▸ **Set task**
Quote the whole listing word for word, please.

▸ **Dataset extract**
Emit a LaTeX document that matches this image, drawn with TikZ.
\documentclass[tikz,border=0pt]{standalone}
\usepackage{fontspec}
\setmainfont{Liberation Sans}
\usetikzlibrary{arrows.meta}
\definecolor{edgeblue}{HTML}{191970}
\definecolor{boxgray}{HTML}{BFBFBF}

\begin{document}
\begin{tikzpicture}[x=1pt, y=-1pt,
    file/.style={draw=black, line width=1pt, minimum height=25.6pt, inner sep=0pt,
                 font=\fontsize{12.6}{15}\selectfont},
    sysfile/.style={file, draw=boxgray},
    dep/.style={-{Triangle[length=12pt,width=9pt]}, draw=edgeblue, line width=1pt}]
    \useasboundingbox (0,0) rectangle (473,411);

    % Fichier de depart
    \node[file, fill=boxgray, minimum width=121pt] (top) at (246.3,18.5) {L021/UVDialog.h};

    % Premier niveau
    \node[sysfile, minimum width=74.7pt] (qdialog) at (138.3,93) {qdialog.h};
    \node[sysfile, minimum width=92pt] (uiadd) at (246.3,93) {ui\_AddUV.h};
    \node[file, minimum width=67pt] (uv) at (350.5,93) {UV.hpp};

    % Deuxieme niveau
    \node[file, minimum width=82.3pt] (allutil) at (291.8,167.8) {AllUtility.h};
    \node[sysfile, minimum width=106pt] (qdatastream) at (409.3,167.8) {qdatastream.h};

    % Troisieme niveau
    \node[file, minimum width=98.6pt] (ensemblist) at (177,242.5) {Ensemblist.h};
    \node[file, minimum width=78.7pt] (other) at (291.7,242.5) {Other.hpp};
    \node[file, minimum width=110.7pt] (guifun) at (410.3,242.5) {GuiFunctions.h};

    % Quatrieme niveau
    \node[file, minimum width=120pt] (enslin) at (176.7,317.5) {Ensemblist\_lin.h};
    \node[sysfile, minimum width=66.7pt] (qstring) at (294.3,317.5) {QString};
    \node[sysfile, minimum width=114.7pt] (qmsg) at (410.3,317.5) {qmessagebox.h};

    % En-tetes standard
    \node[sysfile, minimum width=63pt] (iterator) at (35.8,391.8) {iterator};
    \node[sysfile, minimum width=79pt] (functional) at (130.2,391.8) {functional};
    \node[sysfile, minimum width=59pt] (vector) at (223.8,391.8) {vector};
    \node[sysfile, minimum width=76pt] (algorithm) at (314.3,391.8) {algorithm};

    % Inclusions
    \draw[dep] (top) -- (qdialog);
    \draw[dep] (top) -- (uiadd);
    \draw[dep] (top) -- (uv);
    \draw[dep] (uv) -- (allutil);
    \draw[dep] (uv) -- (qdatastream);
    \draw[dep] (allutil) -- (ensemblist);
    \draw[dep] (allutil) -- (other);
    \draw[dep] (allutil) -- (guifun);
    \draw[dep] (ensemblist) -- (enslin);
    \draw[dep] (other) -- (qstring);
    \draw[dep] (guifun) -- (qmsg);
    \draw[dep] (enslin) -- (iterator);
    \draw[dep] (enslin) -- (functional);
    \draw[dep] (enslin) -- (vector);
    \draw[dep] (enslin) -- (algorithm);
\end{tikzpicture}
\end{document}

▸ **The completed task**
Emit a LaTeX document that matches this image, drawn with TikZ.
\documentclass[tikz,border=0pt]{standalone}
\usepackage{fontspec}
\setmainfont{Liberation Sans}
\usetikzlibrary{arrows.meta}
\definecolor{edgeblue}{HTML}{191970}
\definecolor{boxgray}{HTML}{BFBFBF}

\begin{document}
\begin{tikzpicture}[x=1pt, y=-1pt,
    file/.style={draw=black, line width=1pt, minimum height=25.6pt, inner sep=0pt,
                 font=\fontsize{12.6}{15}\selectfont},
    sysfile/.style={file, draw=boxgray},
    dep/.style={-{Triangle[length=12pt,width=9pt]}, draw=edgeblue, line width=1pt}]
    \useasboundingbox (0,0) rectangle (473,411);

    % Fichier de depart
    \node[file, fill=boxgray, minimum width=121pt] (top) at (246.3,18.5) {L021/UVDialog.h};

    % Premier niveau
    \node[sysfile, minimum width=74.7pt] (qdialog) at (138.3,93) {qdialog.h};
    \node[sysfile, minimum width=92pt] (uiadd) at (246.3,93) {ui\_AddUV.h};
    \node[file, minimum width=67pt] (uv) at (350.5,93) {UV.hpp};

    % Deuxieme niveau
    \node[file, minimum width=82.3pt] (allutil) at (291.8,167.8) {AllUtility.h};
    \node[sysfile, minimum width=106pt] (qdatastream) at (409.3,167.8) {qdatastream.h};

    % Troisieme niveau
    \node[file, minimum width=98.6pt] (ensemblist) at (177,242.5) {Ensemblist.h};
    \node[file, minimum width=78.7pt] (other) at (291.7,242.5) {Other.hpp};
    \node[file, minimum width=110.7pt] (guifun) at (410.3,242.5) {GuiFunctions.h};

    % Quatrieme niveau
    \node[file, minimum width=120pt] (enslin) at (176.7,317.5) {Ensemblist\_lin.h};
    \node[sysfile, minimum width=66.7pt] (qstring) at (294.3,317.5) {QString};
    \node[sysfile, minimum width=114.7pt] (qmsg) at (410.3,317.5) {qmessagebox.h};

    % En-tetes standard
    \node[sysfile, minimum width=63pt] (iterator) at (35.8,391.8) {iterator};
    \node[sysfile, minimum width=79pt] (functional) at (130.2,391.8) {functional};
    \node[sysfile, minimum width=59pt] (vector) at (223.8,391.8) {vector};
    \node[sysfile, minimum width=76pt] (algorithm) at (314.3,391.8) {algorithm};

    % Inclusions
    \draw[dep] (top) -- (qdialog);
    \draw[dep] (top) -- (uiadd);
    \draw[dep] (top) -- (uv);
    \draw[dep] (uv) -- (allutil);
    \draw[dep] (uv) -- (qdatastream);
    \draw[dep] (allutil) -- (ensemblist);
    \draw[dep] (allutil) -- (other);
    \draw[dep] (allutil) -- (guifun);
    \draw[dep] (ensemblist) -- (enslin);
    \draw[dep] (other) -- (qstring);
    \draw[dep] (guifun) -- (qmsg);
    \draw[dep] (enslin) -- (iterator);
    \draw[dep] (enslin) -- (functional);
    \draw[dep] (enslin) -- (vector);
    \draw[dep] (enslin) -- (algorithm);
\end{tikzpicture}
\end{document}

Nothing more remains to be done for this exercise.